Once the seeds were planted, Walther has just kept growing musically year after year, gaining experience, covering new songs and musical genres, until he evolved into the versatile performer that he is today. He’s able to deliver anything from the Beatles to Bruce Springsteen to Leonard Cohen to a whole catalog of originals, many of which make up the tracks on albums he’s recorded over the years. As a teenager, “The alternative rock scene was huge, and that’s what we listened to mostly. But I was also raised on my dad’s LPs, the Beatles. I had a huge, strong influence from Simon & Garfunkle. That was one of my favorites growing up. In fact, the first song I ever played in front of an audience was ‘Sound of Silence.’ And I still play it today.”
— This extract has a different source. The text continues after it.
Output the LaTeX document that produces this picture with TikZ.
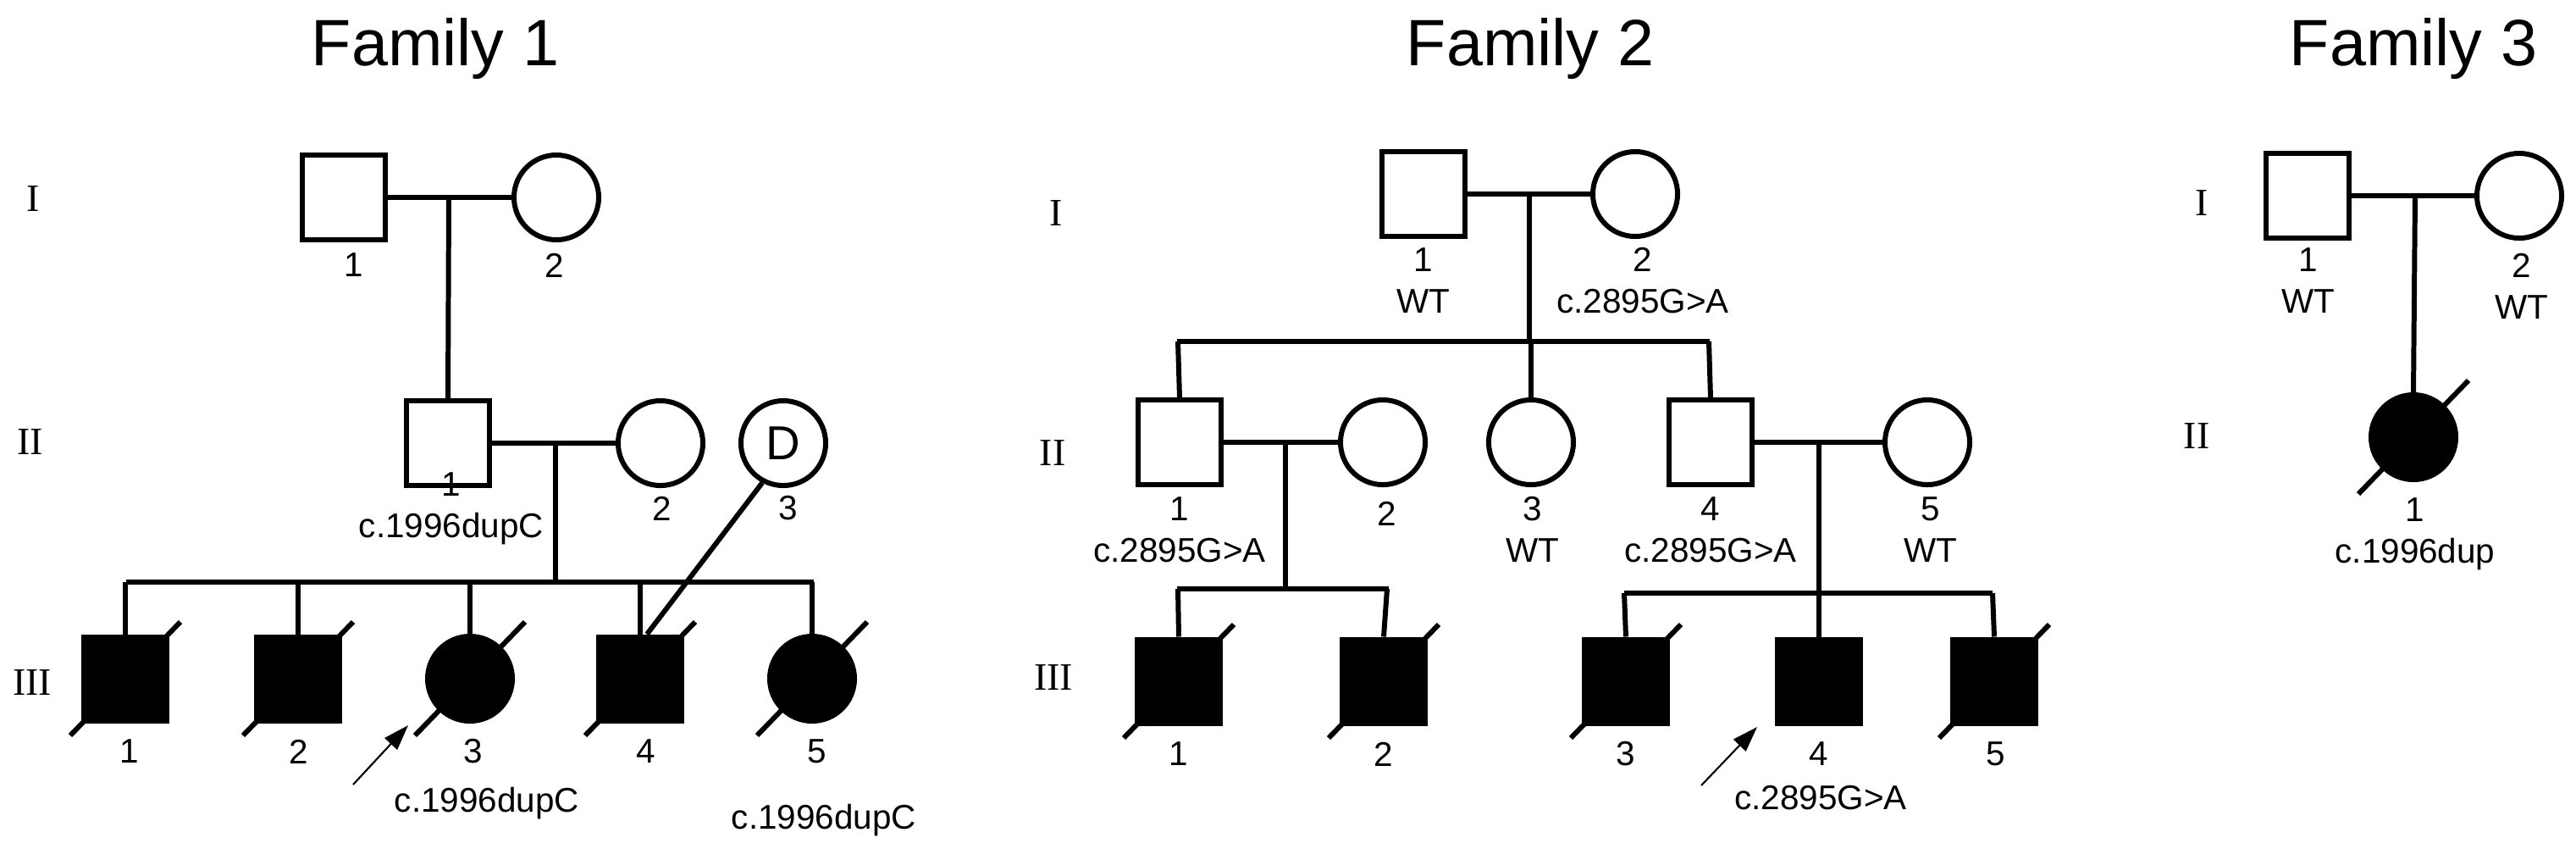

The versatility that defines his performances extends to a wide range of music that’s known by the vast majority of Americans regardless of background or regional differences. It’s a genre that’s come to be known as “Americana”—music that’s rooted in the heritage of the nation, from the English and Irish music of the earliest settlers’ to the blues and jazz of the old South and the R&B of Detroit. And Walther’s voice ranges as far and wide as his song choices. In his rendering of Leonard Cohen’s anthem-like “Hallelujah,” he can reach down deep in his throat to find a guttural howl and then soar up to highs that ring like a prayer. To watch him perform is to see a musician in his prime delivering straight from the heart.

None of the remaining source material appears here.